- TASK DIRECTIONS: In the records below, find each line containing the word "with" and copy it.

Plotting code records:
_ _ _ _ _ _ _
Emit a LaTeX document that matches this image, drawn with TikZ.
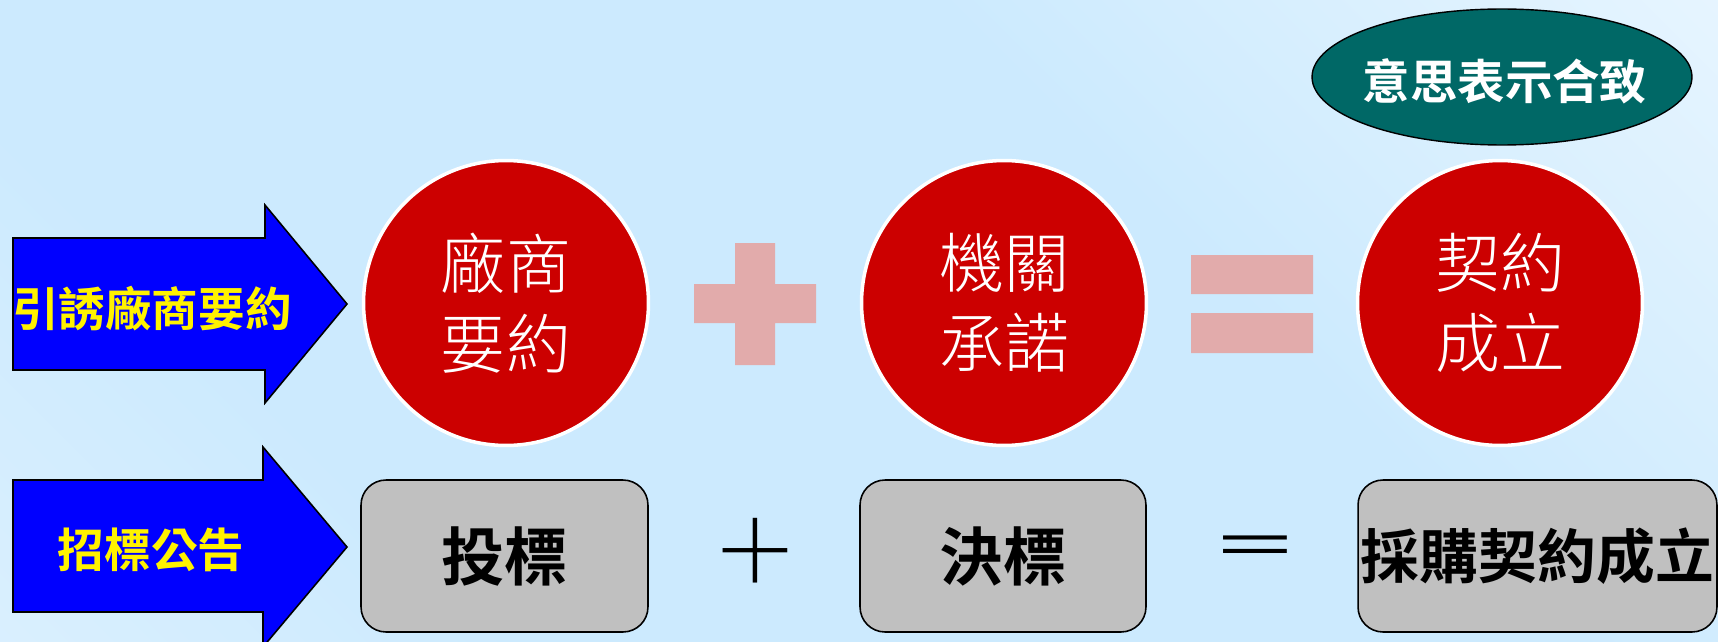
\documentclass[tikz,border=0pt]{standalone}
\usepackage{fontspec}
\newfontfamily\cjk[BoldFont={Noto Sans CJK TC Bold}]{Noto Sans CJK TC}
\newfontfamily\cjkthin{Noto Sans CJK TC Light}
\usetikzlibrary{shapes.geometric}

\definecolor{bgmid}{HTML}{CCEAFE}
\definecolor{bglow}{HTML}{E6F4FF}
\definecolor{bghigh}{HTML}{F6FBFF}
\definecolor{deepred}{HTML}{CC0000}
\definecolor{pinkop}{HTML}{E2ABAB}
\definecolor{agreeteal}{HTML}{006866}
\definecolor{boxgray}{HTML}{C0C0C0}
\pgfdeclareverticalshading{bgshade}{100bp}{color(0bp)=(bglow); color(30bp)=(bgmid); color(62bp)=(bgmid); color(100bp)=(bghigh)}

\tikzset{
  arrowbody/.style={fill=blue,draw=black,line width=.9pt,line join=miter},
  arrowtext/.style={text=yellow,font=\cjk\bfseries\fontsize{26.5pt}{30pt}\selectfont,inner sep=0pt},
  redball/.style={circle,fill=deepred,draw=white,line width=2pt,minimum size=5.7cm,inner sep=0pt,
    text=white,align=center,font=\cjkthin\fontsize{37pt}{45.5pt}\selectfont},
  bidbox/.style={draw=black,fill=boxgray,rounded corners=.5cm,line width=.9pt,minimum height=3.04cm,
    inner sep=0pt,font=\cjk\bfseries\fontsize{36pt}{40pt}\selectfont},
  agreeoval/.style={ellipse,fill=agreeteal,draw=black,line width=.8pt,minimum width=7.6cm,minimum height=2.72cm},
  agreetext/.style={text=white,font=\cjk\bfseries\fontsize{27pt}{30pt}\selectfont,inner sep=0pt},
  opsign/.style={inner sep=0pt,font=\cjkthin\fontsize{50pt}{50pt}\selectfont}
}

\begin{document}
\begin{tikzpicture}[x=.02cm,y=-.02cm]
  % background
  \useasboundingbox (0,0) rectangle (1718,642);
  \shade[shading=bgshade,shading angle=-45] (0,0) rectangle (1718,642);
  % arrows on the left
  \draw[arrowbody] (13,238) -- (265,238) -- (265,205) -- (347,304) -- (265,403) -- (265,370) -- (13,370) -- cycle;
  \draw[arrowbody] (13,480) -- (263,480) -- (263,447) -- (347,547) -- (263,647) -- (263,612) -- (13,612) -- cycle;
  \node[arrowtext] (invite) at (152,309) {引誘廠商要約};
  \node[arrowtext] (notice) at (151,550) {招標公告};
  % upper row: offer + acceptance = contract
  \node[redball] (offer) at (506,303) {廠商\\要約};
  \node[redball] (accept) at (1004,303) {機關\\承諾};
  \node[redball] (contract) at (1500,303) {契約\\成立};
  \fill[pinkop] (694,284) rectangle (816,323) (735,243) rectangle (775,365);
  \fill[pinkop] (1191,255) rectangle (1313,294) (1191,313) rectangle (1313,353);
  % oval above the contract
  \node[agreeoval] (agree) at (1502,77) {};
  \node[agreetext] (agreelabel) at (1505,81) {意思表示合致};
  % lower row: bid + award = procurement contract
  \node[bidbox,minimum width=5.74cm] (bid) at (504.5,556) {\raisebox{-.14cm}{投標}};
  \node[bidbox,minimum width=5.72cm] (award) at (1003,556) {\raisebox{-.14cm}{決標}};
  \node[bidbox,minimum width=7.18cm,font=\cjk\bfseries\fontsize{33.5pt}{40pt}\selectfont] (deal) at (1537.5,556) {\raisebox{-.12cm}{採購契約成立}};
  \node[opsign] (plusop) at (755,551) {＋};
  \node[opsign,yscale=.68,font=\cjk\fontsize{50pt}{50pt}\selectfont] (eqop) at (1255,552) {＝};
\end{tikzpicture}
\end{document}
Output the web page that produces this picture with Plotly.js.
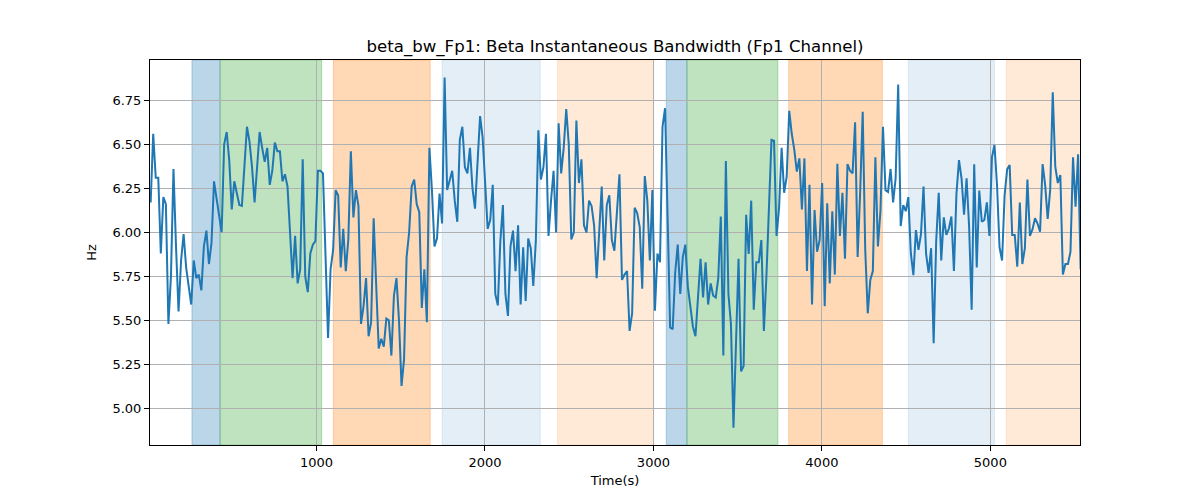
<!DOCTYPE html>
<html>
<head>
<meta charset="utf-8">
<script src="https://cdn.plot.ly/plotly-3.0.1.min.js"></script>
<style>
  body { margin: 0; background: #fff; }
  #chart { width: 1200px; height: 500px; }
</style>
</head>
<body>
<div id="chart"></div>
<script>
// beta bandwidth, Fp1 channel (Hz), sampled every ~15 s starting at t=16
const tStart = 16;
const tStep = 15.04;
const bw = [
  6.17, 6.56, 6.31, 6.31, 5.88, 6.20, 6.16, 5.48, 5.75, 6.36,
  5.92, 5.55, 5.84, 5.99, 5.80, 5.70, 5.59, 5.84, 5.74, 5.76,
  5.67, 5.92, 6.01, 5.82, 5.94, 6.29, 6.20, 6.10, 6.00, 6.50,
  6.57, 6.41, 6.13, 6.29, 6.22, 6.155, 6.15, 6.35, 6.60, 6.515,
  6.37, 6.17, 6.35, 6.57, 6.48, 6.40, 6.48, 6.27, 6.35, 6.51,
  6.46, 6.46, 6.29, 6.33, 6.26, 5.99, 5.74, 5.98, 5.71, 5.79,
  6.415, 5.75, 5.66, 5.88, 5.93, 5.95, 6.35, 6.35, 6.335, 5.87,
  5.40, 5.79, 5.90, 6.24, 6.21, 5.80, 6.02, 5.78, 5.96, 6.46,
  6.085, 6.24, 6.15, 5.48, 5.58, 5.74, 5.41, 5.49, 6.08, 5.70,
  5.34, 5.395, 5.35, 5.51, 5.50, 5.30, 5.64, 5.74, 5.50, 5.127,
  5.28, 5.86, 6.00, 6.26, 6.30, 6.16, 6.115, 5.57, 5.79, 5.49,
  6.48, 6.24, 5.92, 5.966, 6.22, 6.05, 6.88, 6.24, 6.30, 6.35,
  6.18, 6.06, 6.525, 6.60, 6.37, 6.335, 6.48, 6.25, 6.135, 6.41,
  6.66, 6.54, 6.26, 6.02, 6.07, 6.27, 5.65, 5.585, 5.95, 6.155,
  5.65, 5.525, 5.92, 6.01, 5.78, 6.04, 5.59, 5.915, 5.61, 5.965,
  5.91, 5.695, 5.95, 6.58, 6.30, 6.37, 6.56, 5.98, 6.18, 6.35,
  6.00, 6.62, 6.335, 6.48, 6.70, 6.50, 5.96, 6.00, 6.635, 6.28,
  6.415, 6.04, 6.00, 6.18, 6.15, 6.04, 5.74, 6.04, 6.26, 5.84,
  6.155, 6.21, 5.956, 5.896, 6.127, 6.33, 5.73, 5.76, 5.78, 5.44,
  5.54, 6.14, 6.11, 6.03, 5.68, 6.32, 6.18, 5.84, 6.24, 5.555,
  5.88, 5.83, 6.60, 6.705, 6.09, 5.46, 5.45, 5.77, 5.93, 5.65,
  5.86, 5.93, 5.69, 5.56, 5.464, 5.41, 5.65, 5.85, 5.63, 5.83,
  5.59, 5.71, 5.64, 5.63, 5.74, 6.09, 5.30, 6.405, 5.65, 5.48,
  4.89, 5.37, 5.85, 5.21, 5.24, 6.10, 5.877, 6.18, 5.56, 5.83,
  5.83, 5.956, 5.44, 5.75, 6.09, 6.525, 6.52, 5.98, 6.14, 6.48,
  6.225, 6.316, 6.69, 6.56, 6.47, 6.345, 6.42, 6.13, 6.42, 5.78,
  6.27, 5.59, 6.127, 5.89, 5.956, 6.28, 5.58, 6.165, 5.71, 6.12,
  5.76, 6.39, 5.98, 6.225, 5.85, 6.388, 6.35, 6.335, 6.625, 5.86,
  6.23, 6.685, 5.90, 5.54, 5.73, 5.78, 6.426, 5.92, 6.12, 6.60,
  6.24, 6.23, 6.36, 6.17, 6.307, 6.84, 6.036, 6.155, 6.12, 6.20,
  5.88, 5.757, 6.013, 5.90, 5.99, 6.26, 5.88, 5.77, 5.91, 5.37,
  5.95, 6.225, 5.84, 6.085, 5.985, 6.02, 6.09, 5.78, 6.22, 6.41,
  6.307, 6.10, 6.307, 6.03, 5.56, 6.386, 5.80, 6.237, 6.06, 6.07,
  6.17, 5.98, 6.426, 6.496, 6.27, 5.915, 5.84, 6.21, 6.358, 6.383,
  5.985, 5.985, 5.805, 6.17, 5.82, 5.91, 6.30, 5.98, 6.017, 6.08,
  6.05, 6.004, 6.388, 6.27, 6.076, 6.244, 6.795, 6.373, 6.28, 6.326,
  5.76, 5.82, 5.82, 5.89, 6.426, 6.146, 6.443, 5.79
];

// shaded segments: start, end, colour
const spanStart = [261, 428, 1100, 1746, 2431, 3076, 3199, 3803, 4513, 5095];
const spanEnd   = [428, 1031, 1675, 2328, 3001, 3199, 3739, 4359, 5024, 5600];
const spanColor = [
  "rgba(31,119,180,0.3)", "rgba(44,160,44,0.3)", "rgba(255,127,14,0.3)",
  "rgba(31,119,180,0.12)", "rgba(255,127,14,0.16)",
  "rgba(31,119,180,0.3)", "rgba(44,160,44,0.3)", "rgba(255,127,14,0.3)",
  "rgba(31,119,180,0.12)", "rgba(255,127,14,0.16)"
];

const xTicks = [1000, 2000, 3000, 4000, 5000];
const yTicks = [5.0, 5.25, 5.5, 5.75, 6.0, 6.25, 6.5, 6.75];

const shapes = spanStart.map((s, i) => ({
  type: "rect",
  xref: "x",
  yref: "paper",
  x0: s,
  x1: spanEnd[i],
  y0: 0,
  y1: 1,
  fillcolor: spanColor[i],
  line: { color: spanColor[i], width: 1 },
  layer: "below",
}));

const trace = {
  type: "scatter",
  mode: "lines",
  y: bw,
  x0: tStart,
  dx: tStep,
  line: { color: "#1f77b4", width: 2 },
  hoverinfo: "x+y",
};

const axisCommon = {
  showline: true,
  linecolor: "black",
  linewidth: 1,
  mirror: true,
  ticks: "outside",
  ticklen: 5,
  tickcolor: "black",
  showgrid: true,
  gridcolor: "#b0b0b0",
  gridwidth: 1,
  zeroline: false,
  tickfont: { size: 13, color: "black" },
};

const layout = {
  width: 1200,
  height: 500,
  margin: { l: 150, r: 120, t: 60, b: 55 },
  paper_bgcolor: "white",
  plot_bgcolor: "white",
  font: { family: "DejaVu Sans", color: "black" },
  showlegend: false,
  title: {
    text: "beta_bw_Fp1: Beta Instantaneous Bandwidth (Fp1 Channel)",
    font: { size: 16.6 },
    x: 0.5125,
    xanchor: "center",
    yref: "container",
    y: 0.908,
    yanchor: "middle",
  },
  xaxis: Object.assign({}, axisCommon, {
    range: [12, 5532],
    tickvals: xTicks,
    ticktext: xTicks.map(String),
    title: { text: "Time(s)", font: { size: 13 }, standoff: 7 },
  }),
  yaxis: Object.assign({}, axisCommon, {
    range: [4.792, 6.979],
    tickvals: yTicks,
    ticktext: yTicks.map(v => v.toFixed(2)),
    title: { text: "Hz", font: { size: 13 }, standoff: 12 },
  }),
  shapes: shapes,
};

Plotly.newPlot("chart", [trace], layout, { displayModeBar: false, staticPlot: true });
</script>
</body>
</html>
_ _ _ _ _ _ _
- CORRECT ANSWER:
Emit a LaTeX document that matches this image, drawn with TikZ.
Output the web page that produces this picture with Plotly.js.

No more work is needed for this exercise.